Trotting up to the foredeck, I found Sankt Erik steaming up the main shipping channel out toward the Baltic, the very route she kept clear of ice for sixty winters.

It was mighty grand to be out there on her deck. I had gotten used to her being a permanent fixture on the dock and then suddenly here we were--the same ship but totally different surroundings. That's how it ought to be. A 'stationary ship' is just a confusing contradiction in terms.

While I was on deck, I decided I had better go up to the wheel house and have a look.

Usually the wheel house was empty, a vacant command post with a very fine skipper's chair that I had grown slightly accustomed to perching myself in.

But not today. The wheel house was jammed with so many people that I really began to worry about the safe handling of the ship. The captain had to shout over people to order a crewman to wriggle through the crowd to the telegraph and send a message to the engine room to slow her down. Meanwhile, the helmsman wasn't far from hooking someone's evening gown on the wheel spokes and the din of chatter totally drowned out the marine radio. It was far too tight up there so I skidaddled out.

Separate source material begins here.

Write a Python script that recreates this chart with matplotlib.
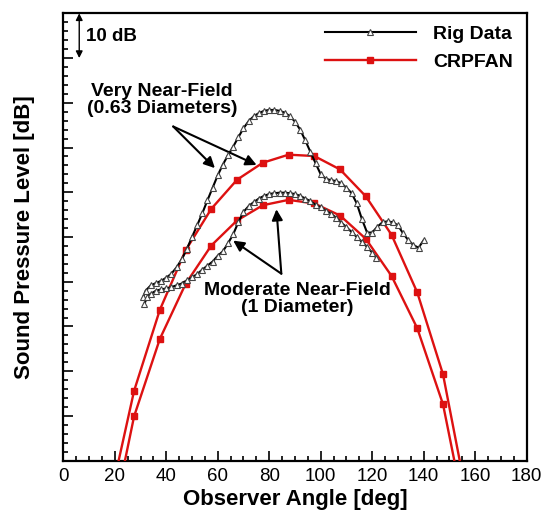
import matplotlib
matplotlib.use("Agg")
import matplotlib.pyplot as plt
from matplotlib.ticker import MultipleLocator, NullFormatter
from matplotlib.lines import Line2D

plt.rcParams['font.family'] = ['Liberation Sans', 'DejaVu Sans']

# ---------------- data ----------------
# CRPFAN prediction (red squares), very near-field (0.63 diameters)
crp_angle = [17.5, 27.5, 37.5, 47.5, 57.5, 67.5, 77.5, 87.5, 97.5, 107.5,
             117.5, 127.5, 137.5, 147.5, 157.5]
crp_vnf = [-10.4, 15.6, 33.7, 47.0, 56.3, 62.8, 66.6, 68.4, 68.1, 65.1,
           59.1, 50.5, 37.6, 19.3, -10.4]
# CRPFAN prediction, moderate near-field (1 diameter)
crp_mnf = [-18.0, 9.9, 27.2, 39.5, 48.1, 53.7, 57.1, 58.3, 57.5, 54.8,
           49.6, 41.3, 29.6, 12.6, -16.0]

# Rig data (black triangles), very near-field
rig_vnf_angle = [31, 32, 34, 36, 38, 40, 42, 44, 46, 48, 50, 52, 54, 56, 58,
                 60, 62, 64, 66, 68, 70, 72, 74, 76, 78, 80, 82, 84, 86, 88,
                 90, 92, 94, 96, 98, 100, 102, 104, 106, 108, 110, 112, 114,
                 116, 118, 120, 122, 124, 126, 128, 130, 132, 134, 136, 138, 140]
rig_vnf = [36.5, 38.0, 39.2, 39.7, 40.2, 40.9, 41.8, 43.2, 45.0, 47.3, 50.0,
           52.6, 55.3, 58.2, 61.0, 63.8, 66.2, 68.3, 70.2, 72.3, 74.3, 75.9,
           77.0, 77.7, 78.2, 78.4, 78.4, 78.2, 77.8, 77.0, 75.8, 74.0, 71.6,
           69.0, 66.5, 64.0, 63.0, 62.7, 62.5, 62.0, 61.0, 59.8, 57.5, 54.0,
           51.0, 51.0, 52.3, 53.3, 53.5, 53.3, 52.6, 50.8, 49.3, 48.2, 47.6, 49.3]

# Rig data, moderate near-field
rig_mnf_angle = [31.5, 32.5, 34, 36, 38, 40, 42, 44, 46, 48, 50, 52, 54, 56,
                 58, 60, 62, 64, 66, 68, 70, 72, 74, 76, 78, 80, 82, 84, 86,
                 88, 90, 92, 94, 96, 98, 100, 102, 104, 106, 108, 110, 112,
                 114, 116, 118, 120, 121.5]
rig_mnf = [35.0, 36.5, 37.3, 38.0, 38.3, 38.5, 38.8, 39.2, 39.6, 40.3, 41.0,
           41.7, 42.7, 43.6, 44.5, 45.8, 46.8, 48.6, 50.6, 53.3, 55.6, 56.9,
           57.8, 58.6, 59.2, 59.6, 59.8, 59.9, 59.9, 59.8, 59.6, 59.2, 58.6,
           58.0, 57.2, 56.6, 55.9, 55.2, 54.3, 53.2, 52.2, 51.1, 50.0, 48.9,
           47.8, 46.5, 45.4]

x_ticks = [0, 20, 40, 60, 80, 100, 120, 140, 160, 180]
legend_labels = ['Rig Data', 'CRPFAN']

# ---------------- style ----------------
RED = '#dd1111'
BLACK = '#000000'
black_kw = dict(color=BLACK, lw=1.5, marker='^', ms=5, mfc='white',
                mec='#444444', mew=0.8)
red_kw = dict(color=RED, lw=1.7, marker='s', ms=5, mfc=RED, mec=RED)

fig = plt.figure(figsize=(5.45, 5.12), dpi=100)
ax = fig.add_axes([0.1161, 0.1002, 0.8503, 0.8738])

ax.plot(crp_angle, crp_vnf, zorder=3, **red_kw)
ax.plot(crp_angle, crp_mnf, zorder=3, **red_kw)
ax.plot(rig_vnf_angle, rig_vnf, zorder=4, **black_kw)
ax.plot(rig_mnf_angle, rig_mnf, zorder=4, **black_kw)

ax.set_xlim(0, 180)
ax.set_ylim(0, 100)
ax.set_xticks(x_ticks)
ax.xaxis.set_minor_locator(MultipleLocator(5))
ax.yaxis.set_major_locator(MultipleLocator(10))
ax.yaxis.set_minor_locator(MultipleLocator(2))
ax.yaxis.set_major_formatter(NullFormatter())
ax.tick_params(which='both', direction='in', top=False, right=False,
               width=1.2)
ax.tick_params(which='major', length=7)
ax.tick_params(which='minor', length=3.5)
ax.tick_params(axis='x', labelsize=13.5, pad=5)
for s in ax.spines.values():
    s.set_linewidth(1.6)

ax.set_xlabel('Observer Angle [deg]', fontsize=16, fontweight='bold',
              labelpad=3)
ax.set_ylabel('Sound Pressure Level [dB]', fontsize=16, fontweight='bold',
              labelpad=17)

# 10 dB scale arrow
ax.annotate('', xy=(6.2, 100), xytext=(6.2, 90),
            arrowprops=dict(arrowstyle='<|-|>', color=BLACK, lw=1.0,
                            mutation_scale=10, shrinkA=0, shrinkB=0))
ax.text(9.0, 94.9, '10 dB', fontsize=13.5, fontweight='bold',
        ha='left', va='center')

# annotations
arrow_kw = dict(arrowstyle='-|>', color=BLACK, lw=1.5, mutation_scale=16,
                shrinkA=0, shrinkB=0)
ax.text(38.3, 80.6, 'Very Near-Field\n(0.63 Diameters)', fontsize=14,
        fontweight='bold', ha='center', va='center', linespacing=1.0)
ax.annotate('', xy=(58.9, 65.4), xytext=(42.7, 74.7), arrowprops=arrow_kw)
ax.annotate('', xy=(75.1, 66.1), xytext=(42.7, 74.7), arrowprops=arrow_kw)

ax.text(90.8, 36.1, 'Moderate Near-Field\n(1 Diameter)', fontsize=14,
        fontweight='bold', ha='center', va='center', linespacing=1.0)
ax.annotate('', xy=(66.0, 49.2), xytext=(84.7, 41.8), arrowprops=arrow_kw)
ax.annotate('', xy=(82.8, 56.2), xytext=(84.7, 41.8), arrowprops=arrow_kw)

handles = [Line2D([], [], **black_kw), Line2D([], [], **red_kw)]
leg = ax.legend(handles, legend_labels, loc='upper right',
                bbox_to_anchor=(1.009, 1.012), frameon=False, numpoints=1,
                handlelength=4.7, handletextpad=0.9, labelspacing=0.52,
                prop=dict(size=14, weight='bold'))

fig.savefig('out.png', dpi=100)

Out on the bridge wing things were a little calmer. It was a fine, still evening and just a light breeze drifted over the bridge, carrying with it a waft of oil smoke from the funnel.

But the view was fantastic as we came around and began to steam up-channel again...

...passing various vessels including the car ferries to Finland, the coastal passenger boats, and a giant Russian trawler refitted as a luxury yacht.

Astern, Sankt Erik left only a slight wake as we made our way back into Stockholm Harbor.

After another trip to the engine room, we docked back at the Vasa Museum. Home from a fantastic journey into the past, an unforgettable experience aboard an incredible steamship.

What a fine evening....I think I'll do it again.

Well, I'll leave you with the requisite sunset picture, the lightship Finngrundet moored beside Sankt Erik.